Saved data entries
──────────

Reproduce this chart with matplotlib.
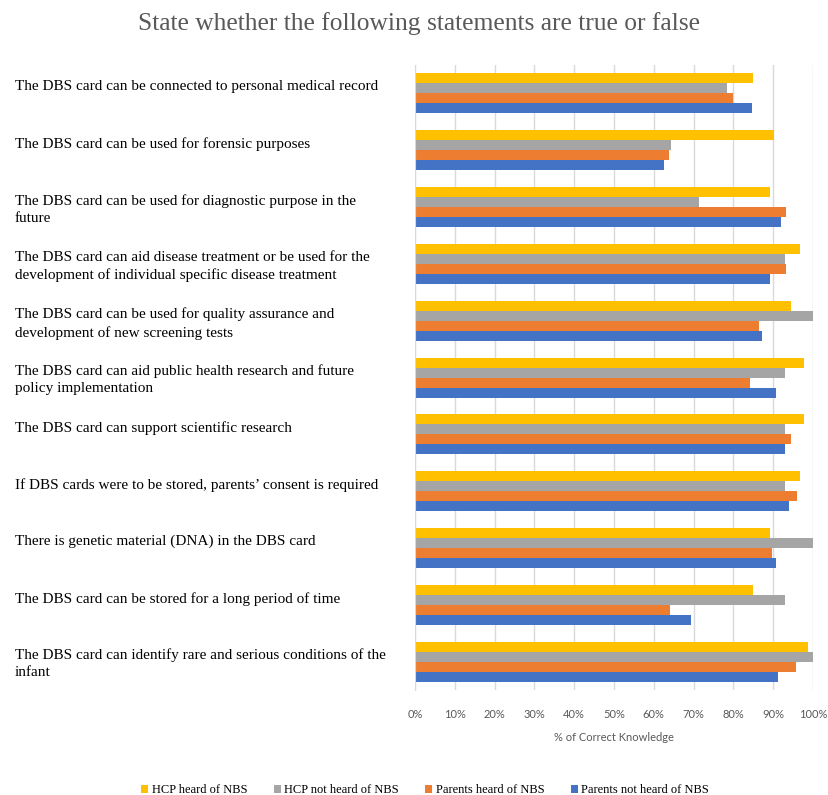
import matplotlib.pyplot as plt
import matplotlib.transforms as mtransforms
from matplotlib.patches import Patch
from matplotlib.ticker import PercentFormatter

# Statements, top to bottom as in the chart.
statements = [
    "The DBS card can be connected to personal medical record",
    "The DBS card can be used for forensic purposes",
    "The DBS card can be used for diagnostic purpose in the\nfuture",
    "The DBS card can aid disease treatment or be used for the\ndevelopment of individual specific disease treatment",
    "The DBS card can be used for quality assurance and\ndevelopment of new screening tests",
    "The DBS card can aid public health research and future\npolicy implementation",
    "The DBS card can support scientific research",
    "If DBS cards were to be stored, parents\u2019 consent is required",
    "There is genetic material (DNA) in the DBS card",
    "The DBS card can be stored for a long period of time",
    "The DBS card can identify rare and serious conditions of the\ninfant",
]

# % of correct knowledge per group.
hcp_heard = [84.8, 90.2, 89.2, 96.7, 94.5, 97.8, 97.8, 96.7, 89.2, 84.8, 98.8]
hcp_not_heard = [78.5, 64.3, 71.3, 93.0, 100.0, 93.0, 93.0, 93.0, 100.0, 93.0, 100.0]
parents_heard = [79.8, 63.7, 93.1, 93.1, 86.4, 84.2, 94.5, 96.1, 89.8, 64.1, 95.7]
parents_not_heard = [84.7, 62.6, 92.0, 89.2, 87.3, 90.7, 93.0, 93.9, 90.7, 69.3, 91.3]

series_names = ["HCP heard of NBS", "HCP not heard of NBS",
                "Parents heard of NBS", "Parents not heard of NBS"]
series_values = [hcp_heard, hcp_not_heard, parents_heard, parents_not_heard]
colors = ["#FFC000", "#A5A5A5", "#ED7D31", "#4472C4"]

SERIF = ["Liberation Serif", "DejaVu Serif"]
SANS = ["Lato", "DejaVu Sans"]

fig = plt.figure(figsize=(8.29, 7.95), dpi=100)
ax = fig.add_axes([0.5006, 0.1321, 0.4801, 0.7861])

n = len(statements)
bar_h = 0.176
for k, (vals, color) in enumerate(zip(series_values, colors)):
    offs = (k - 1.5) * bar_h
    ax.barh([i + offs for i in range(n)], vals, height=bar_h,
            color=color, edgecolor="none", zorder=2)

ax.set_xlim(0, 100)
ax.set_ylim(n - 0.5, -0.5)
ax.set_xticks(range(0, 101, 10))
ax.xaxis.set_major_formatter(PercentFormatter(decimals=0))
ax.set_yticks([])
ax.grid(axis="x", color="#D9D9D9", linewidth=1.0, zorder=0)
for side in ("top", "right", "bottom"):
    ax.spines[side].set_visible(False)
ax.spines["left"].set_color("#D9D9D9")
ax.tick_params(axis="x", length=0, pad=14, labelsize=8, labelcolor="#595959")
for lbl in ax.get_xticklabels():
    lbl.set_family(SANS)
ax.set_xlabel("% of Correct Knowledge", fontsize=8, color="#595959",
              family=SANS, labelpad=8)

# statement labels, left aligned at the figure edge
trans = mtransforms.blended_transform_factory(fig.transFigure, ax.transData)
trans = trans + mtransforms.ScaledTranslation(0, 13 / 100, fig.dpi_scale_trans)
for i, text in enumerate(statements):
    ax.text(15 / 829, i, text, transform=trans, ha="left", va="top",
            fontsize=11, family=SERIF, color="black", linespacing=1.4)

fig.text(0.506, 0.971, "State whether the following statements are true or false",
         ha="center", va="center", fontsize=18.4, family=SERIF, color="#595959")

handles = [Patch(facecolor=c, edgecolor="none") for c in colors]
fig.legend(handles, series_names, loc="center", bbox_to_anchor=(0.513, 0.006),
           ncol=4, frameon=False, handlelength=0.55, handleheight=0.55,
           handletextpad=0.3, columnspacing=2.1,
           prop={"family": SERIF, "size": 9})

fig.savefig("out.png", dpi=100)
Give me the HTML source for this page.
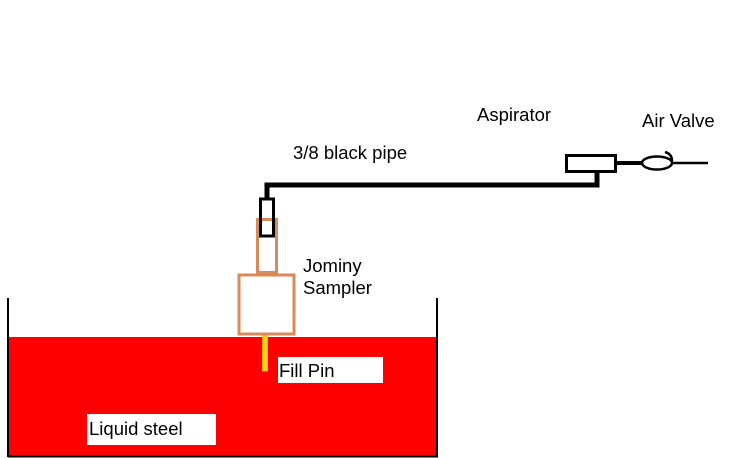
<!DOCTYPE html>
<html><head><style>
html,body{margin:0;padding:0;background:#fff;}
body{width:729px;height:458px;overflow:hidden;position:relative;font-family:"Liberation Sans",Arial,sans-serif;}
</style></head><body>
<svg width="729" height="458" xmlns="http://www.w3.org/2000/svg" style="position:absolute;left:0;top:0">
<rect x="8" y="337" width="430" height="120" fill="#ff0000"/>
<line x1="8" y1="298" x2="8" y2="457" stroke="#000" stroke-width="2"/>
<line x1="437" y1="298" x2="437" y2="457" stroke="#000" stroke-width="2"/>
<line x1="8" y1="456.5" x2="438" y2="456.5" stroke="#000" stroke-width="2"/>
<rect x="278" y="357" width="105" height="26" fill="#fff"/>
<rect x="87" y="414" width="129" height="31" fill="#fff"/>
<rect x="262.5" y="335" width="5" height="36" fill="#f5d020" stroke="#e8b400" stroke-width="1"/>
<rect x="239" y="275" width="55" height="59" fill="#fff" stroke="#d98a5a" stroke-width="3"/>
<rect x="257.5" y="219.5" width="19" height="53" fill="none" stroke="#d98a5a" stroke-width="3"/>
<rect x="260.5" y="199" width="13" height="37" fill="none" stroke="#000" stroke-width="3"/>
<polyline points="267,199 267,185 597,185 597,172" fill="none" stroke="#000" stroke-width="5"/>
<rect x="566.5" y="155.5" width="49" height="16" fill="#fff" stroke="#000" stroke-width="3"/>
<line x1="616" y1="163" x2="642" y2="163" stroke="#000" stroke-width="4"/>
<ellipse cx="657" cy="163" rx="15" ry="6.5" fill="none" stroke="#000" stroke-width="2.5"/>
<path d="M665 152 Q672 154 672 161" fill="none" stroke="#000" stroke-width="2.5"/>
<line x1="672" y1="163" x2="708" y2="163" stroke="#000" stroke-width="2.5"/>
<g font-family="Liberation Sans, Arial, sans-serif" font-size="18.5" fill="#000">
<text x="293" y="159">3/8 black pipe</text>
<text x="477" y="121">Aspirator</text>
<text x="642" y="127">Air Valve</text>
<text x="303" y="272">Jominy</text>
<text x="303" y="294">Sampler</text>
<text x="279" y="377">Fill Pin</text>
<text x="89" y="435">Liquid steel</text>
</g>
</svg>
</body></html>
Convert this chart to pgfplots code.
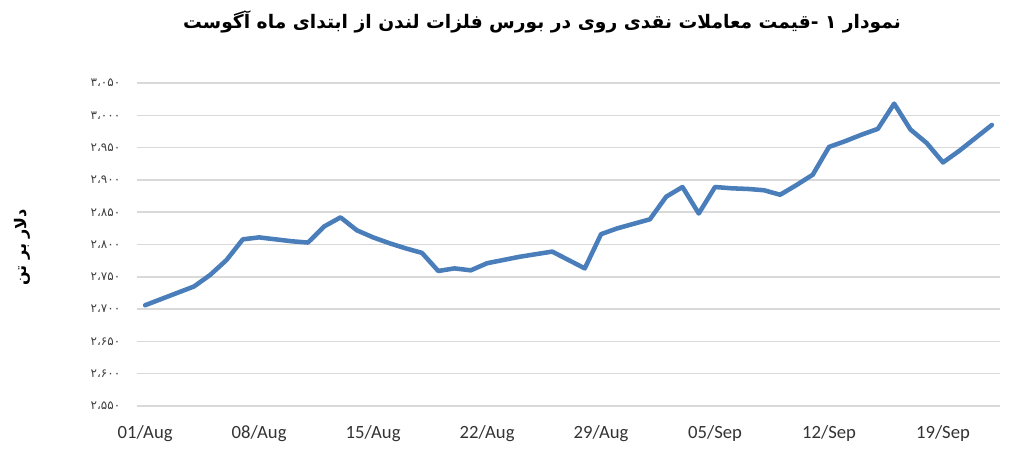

──────────

__Instruction__.
Pictures stay out; reproduce every line of the records exactly.

__Solution to the exercise__.
Reproduce this chart with matplotlib.
import matplotlib.pyplot as plt
import matplotlib.transforms as mtransforms
from matplotlib.patches import Patch
from matplotlib.ticker import PercentFormatter

# Statements, top to bottom as in the chart.
statements = [
    "The DBS card can be connected to personal medical record",
    "The DBS card can be used for forensic purposes",
    "The DBS card can be used for diagnostic purpose in the\nfuture",
    "The DBS card can aid disease treatment or be used for the\ndevelopment of individual specific disease treatment",
    "The DBS card can be used for quality assurance and\ndevelopment of new screening tests",
    "The DBS card can aid public health research and future\npolicy implementation",
    "The DBS card can support scientific research",
    "If DBS cards were to be stored, parents\u2019 consent is required",
    "There is genetic material (DNA) in the DBS card",
    "The DBS card can be stored for a long period of time",
    "The DBS card can identify rare and serious conditions of the\ninfant",
]

# % of correct knowledge per group.
hcp_heard = [84.8, 90.2, 89.2, 96.7, 94.5, 97.8, 97.8, 96.7, 89.2, 84.8, 98.8]
hcp_not_heard = [78.5, 64.3, 71.3, 93.0, 100.0, 93.0, 93.0, 93.0, 100.0, 93.0, 100.0]
parents_heard = [79.8, 63.7, 93.1, 93.1, 86.4, 84.2, 94.5, 96.1, 89.8, 64.1, 95.7]
parents_not_heard = [84.7, 62.6, 92.0, 89.2, 87.3, 90.7, 93.0, 93.9, 90.7, 69.3, 91.3]

series_names = ["HCP heard of NBS", "HCP not heard of NBS",
                "Parents heard of NBS", "Parents not heard of NBS"]
series_values = [hcp_heard, hcp_not_heard, parents_heard, parents_not_heard]
colors = ["#FFC000", "#A5A5A5", "#ED7D31", "#4472C4"]

SERIF = ["Liberation Serif", "DejaVu Serif"]
SANS = ["Lato", "DejaVu Sans"]

fig = plt.figure(figsize=(8.29, 7.95), dpi=100)
ax = fig.add_axes([0.5006, 0.1321, 0.4801, 0.7861])

n = len(statements)
bar_h = 0.176
for k, (vals, color) in enumerate(zip(series_values, colors)):
    offs = (k - 1.5) * bar_h
    ax.barh([i + offs for i in range(n)], vals, height=bar_h,
            color=color, edgecolor="none", zorder=2)

ax.set_xlim(0, 100)
ax.set_ylim(n - 0.5, -0.5)
ax.set_xticks(range(0, 101, 10))
ax.xaxis.set_major_formatter(PercentFormatter(decimals=0))
ax.set_yticks([])
ax.grid(axis="x", color="#D9D9D9", linewidth=1.0, zorder=0)
for side in ("top", "right", "bottom"):
    ax.spines[side].set_visible(False)
ax.spines["left"].set_color("#D9D9D9")
ax.tick_params(axis="x", length=0, pad=14, labelsize=8, labelcolor="#595959")
for lbl in ax.get_xticklabels():
    lbl.set_family(SANS)
ax.set_xlabel("% of Correct Knowledge", fontsize=8, color="#595959",
              family=SANS, labelpad=8)

# statement labels, left aligned at the figure edge
trans = mtransforms.blended_transform_factory(fig.transFigure, ax.transData)
trans = trans + mtransforms.ScaledTranslation(0, 13 / 100, fig.dpi_scale_trans)
for i, text in enumerate(statements):
    ax.text(15 / 829, i, text, transform=trans, ha="left", va="top",
            fontsize=11, family=SERIF, color="black", linespacing=1.4)

fig.text(0.506, 0.971, "State whether the following statements are true or false",
         ha="center", va="center", fontsize=18.4, family=SERIF, color="#595959")

handles = [Patch(facecolor=c, edgecolor="none") for c in colors]
fig.legend(handles, series_names, loc="center", bbox_to_anchor=(0.513, 0.006),
           ncol=4, frameon=False, handlelength=0.55, handleheight=0.55,
           handletextpad=0.3, columnspacing=2.1,
           prop={"family": SERIF, "size": 9})

fig.savefig("out.png", dpi=100)
Give me the HTML source for this page.
<!DOCTYPE html>
<html><head><style>
html,body{margin:0;padding:0;background:#fff;}
body{width:729px;height:458px;overflow:hidden;position:relative;font-family:"Liberation Sans",Arial,sans-serif;}
</style></head><body>
<svg width="729" height="458" xmlns="http://www.w3.org/2000/svg" style="position:absolute;left:0;top:0">
<rect x="8" y="337" width="430" height="120" fill="#ff0000"/>
<line x1="8" y1="298" x2="8" y2="457" stroke="#000" stroke-width="2"/>
<line x1="437" y1="298" x2="437" y2="457" stroke="#000" stroke-width="2"/>
<line x1="8" y1="456.5" x2="438" y2="456.5" stroke="#000" stroke-width="2"/>
<rect x="278" y="357" width="105" height="26" fill="#fff"/>
<rect x="87" y="414" width="129" height="31" fill="#fff"/>
<rect x="262.5" y="335" width="5" height="36" fill="#f5d020" stroke="#e8b400" stroke-width="1"/>
<rect x="239" y="275" width="55" height="59" fill="#fff" stroke="#d98a5a" stroke-width="3"/>
<rect x="257.5" y="219.5" width="19" height="53" fill="none" stroke="#d98a5a" stroke-width="3"/>
<rect x="260.5" y="199" width="13" height="37" fill="none" stroke="#000" stroke-width="3"/>
<polyline points="267,199 267,185 597,185 597,172" fill="none" stroke="#000" stroke-width="5"/>
<rect x="566.5" y="155.5" width="49" height="16" fill="#fff" stroke="#000" stroke-width="3"/>
<line x1="616" y1="163" x2="642" y2="163" stroke="#000" stroke-width="4"/>
<ellipse cx="657" cy="163" rx="15" ry="6.5" fill="none" stroke="#000" stroke-width="2.5"/>
<path d="M665 152 Q672 154 672 161" fill="none" stroke="#000" stroke-width="2.5"/>
<line x1="672" y1="163" x2="708" y2="163" stroke="#000" stroke-width="2.5"/>
<g font-family="Liberation Sans, Arial, sans-serif" font-size="18.5" fill="#000">
<text x="293" y="159">3/8 black pipe</text>
<text x="477" y="121">Aspirator</text>
<text x="642" y="127">Air Valve</text>
<text x="303" y="272">Jominy</text>
<text x="303" y="294">Sampler</text>
<text x="279" y="377">Fill Pin</text>
<text x="89" y="435">Liquid steel</text>
</g>
</svg>
</body></html>
Convert this chart to pgfplots code.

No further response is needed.